Create a local config if you need to override defaults:

cp config/remote-browser.env.example remote-browser.env

Use the same tunnel name on the remote side and every client.

Important values:

  • RB_TUNNEL_NAME - Dev Tunnel label/name shared by the remote host and clients.
  • RB_REMOTE_TUNNEL_LABEL - optional label override used for lookup.
  • RB_PROXY_PORT - proxy and bridge port, default 18080.
  • RB_CONNECT_TUNNEL_ID - fixed Dev Tunnel ID when label lookup is not enough.
  • RB_CHROME_APP - local Chrome app used as the macOS runtime source.
  • RB_CHROME_BIN - local Chrome/Chromium executable used on Linux.
  • RB_CHROME_PROFILE_DIR - dedicated Remote Browser Chrome profile.
  • RB_START_URL - default Linux startup URL, default about:blank.
  • RB_REMOTE_PRESTART_CMD - optional command run before app launch to start remote Linux services, for example through SSH.

Example prestart hook:

RB_REMOTE_PRESTART_CMD="ssh <user>@<host> '/path/to/repo/scripts/remote-browser-proxy-remote-start.sh start && /path/to/repo/scripts/remote-browser-remote-start.sh host-proxy'"

Validation

The most important proof is not "the tunnel exists". The proof is that the client has a local listener and can fetch an internal URL through it.

On the remote Linux side:

./scripts/remote-browser-proxy-remote-start.sh status
./scripts/remote-browser-proxy-remote-start.sh test
./scripts/remote-browser-remote-start.sh proxy-host-status

On the client side:

./scripts/remote-browser-devtunnel.sh status

On macOS, verify the local proxy listener:

lsof -nP -iTCP:18080 -sTCP:LISTEN

Verify a real internal site:

curl -k -x http://127.0.0.1:18080 -I -L \
  "https://internal-service.local/healthz"
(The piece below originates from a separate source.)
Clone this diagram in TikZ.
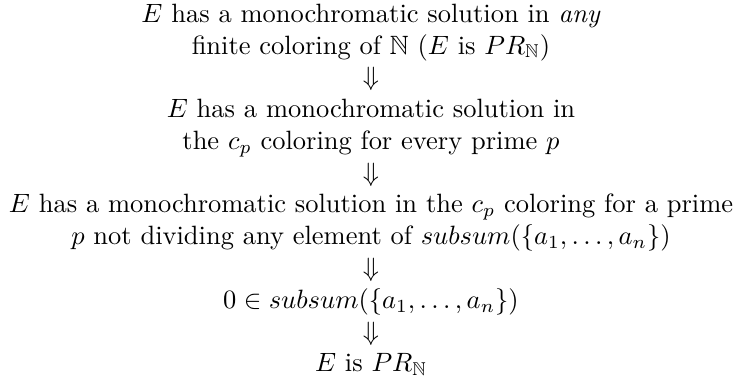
\documentclass[tikz,border=0pt]{standalone}
\usepackage{amssymb}
\begin{document}
\begin{tikzpicture}[x=0.3777pt,y=-0.3777pt,
  txt/.style={anchor=base,inner sep=0pt,outer sep=0pt,font=\fontsize{10pt}{12pt}\selectfont},
  impl/.style={anchor=base,inner sep=0pt,outer sep=0pt,font=\fontsize{10pt}{12pt}\selectfont}]
\useasboundingbox (0,0) rectangle (738,383);
\node[txt] (s1a) at (371,22.2) {$E$ has a monochromatic solution in \emph{any}};
\node[txt] (s1b) at (371,54.0) {finite coloring of $\mathbb{N}$ ($E$ is $PR_{\mathbb{N}}$)};
\node[impl] (a1) at (371,85.8) {$\Downarrow$};
\node[txt] (s2a) at (371,117.5) {$E$ has a monochromatic solution in};
\node[txt] (s2b) at (371,149.3) {the $c_p$ coloring for every prime $p$};
\node[impl] (a2) at (371,181.1) {$\Downarrow$};
\node[txt] (s3a) at (371,212.9) {$E$ has a monochromatic solution in the $c_p$ coloring for a prime};
\node[txt] (s3b) at (371,244.7) {$p$ not dividing any element of $subsum(\{a_1,\ldots,a_n\})$};
\node[impl] (a3) at (371,276.5) {$\Downarrow$};
\node[txt] (s4) at (371,308.2) {$0\in subsum(\{a_1,\ldots,a_n\})$};
\node[impl] (a4) at (371,340.0) {$\Downarrow$};
\node[txt] (s5) at (371,371.8) {$E$ is $PR_{\mathbb{N}}$};
\end{tikzpicture}
\end{document}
Expected result: the request reaches the internal service and returns a real HTTP response, for example a redirect followed by 200 OK.

Daily Usage

Start from macOS:

open "/Applications/Remote Browser.app"

Start from Linux:

./scripts/remote-browser-linux-client.sh

Stop the macOS app:

./scripts/remote-browser-stop.command

Stop the client tunnel bridge:

./scripts/remote-browser-devtunnel.sh stop

Stop remote tinyproxy:

./scripts/remote-browser-proxy-remote-start.sh stop

Repository Layout

  • remote-browser-setup.sh - interactive installer with arrow-key menus.
  • scripts/remote-browser-install.sh - installs macOS, Linux client, or remote Linux dependencies.
  • scripts/remote-browser-macos-app.sh - builds /Applications/Remote Browser.app.
  • scripts/remote-browser-linux-client.sh - Linux client launcher using local Chrome/Chromium.
  • scripts/remote-browser-linux-appimage.sh - builds a Linux client AppImage.
  • scripts/remote-browser.command - macOS gateway check used by the app.
  • scripts/remote-browser-devtunnel.sh - client-side Dev Tunnels bridge for port 18080.
  • scripts/remote-browser-proxy-remote-start.sh - remote Linux tinyproxy manager.
  • scripts/remote-browser-remote-start.sh - remote Linux tunnel host helper.
  • scripts/remote-browser-stop.command - closes the Remote Browser app.
  • config/remote-browser.env.example - shared config template.
  • config/remote-browser-proxy-remote.tinyproxy.conf - remote Linux tinyproxy template.
  • assets/ - app icon assets.

Logs

macOS app launcher:

tail -f ~/Library/Logs/remote-browser/launcher.log

Client Dev Tunnel bridge:

tail -f ~/.local/state/remote-browser-devtunnel/connect.log

Remote Linux tunnel host:

./scripts/remote-browser-remote-start.sh logs

Remote Linux tinyproxy:

tail -f ~/.remote-browser-proxy/tinyproxy.log

Troubleshooting

If the browser opens but internal pages fail, check in this order:

  1. Remote proxy running:

    ./scripts/remote-browser-proxy-remote-start.sh status
  2. Remote tunnel host running:

    ./scripts/remote-browser-remote-start.sh proxy-host-status
  3. Client bridge running:

    ./scripts/remote-browser-devtunnel.sh status
  4. Local listener exists on the client:

    lsof -nP -iTCP:18080 -sTCP:LISTEN
  5. Internal URL works through the proxy:

    curl -k -x http://127.0.0.1:18080 -I -L "https://internal-service.local"

Common failure meanings:

  • No listener on 127.0.0.1:18080: the client bridge is not connected.
  • Remote tunnel host offline: start remote-browser-remote-start.sh host-proxy on the remote Linux machine.
  • tinyproxy not listening: start remote-browser-proxy-remote-start.sh start on the remote Linux machine.
  • Dev Tunnel login required: run ./scripts/remote-browser-remote-start.sh login on the remote side or authenticate the client-side devtunnel CLI.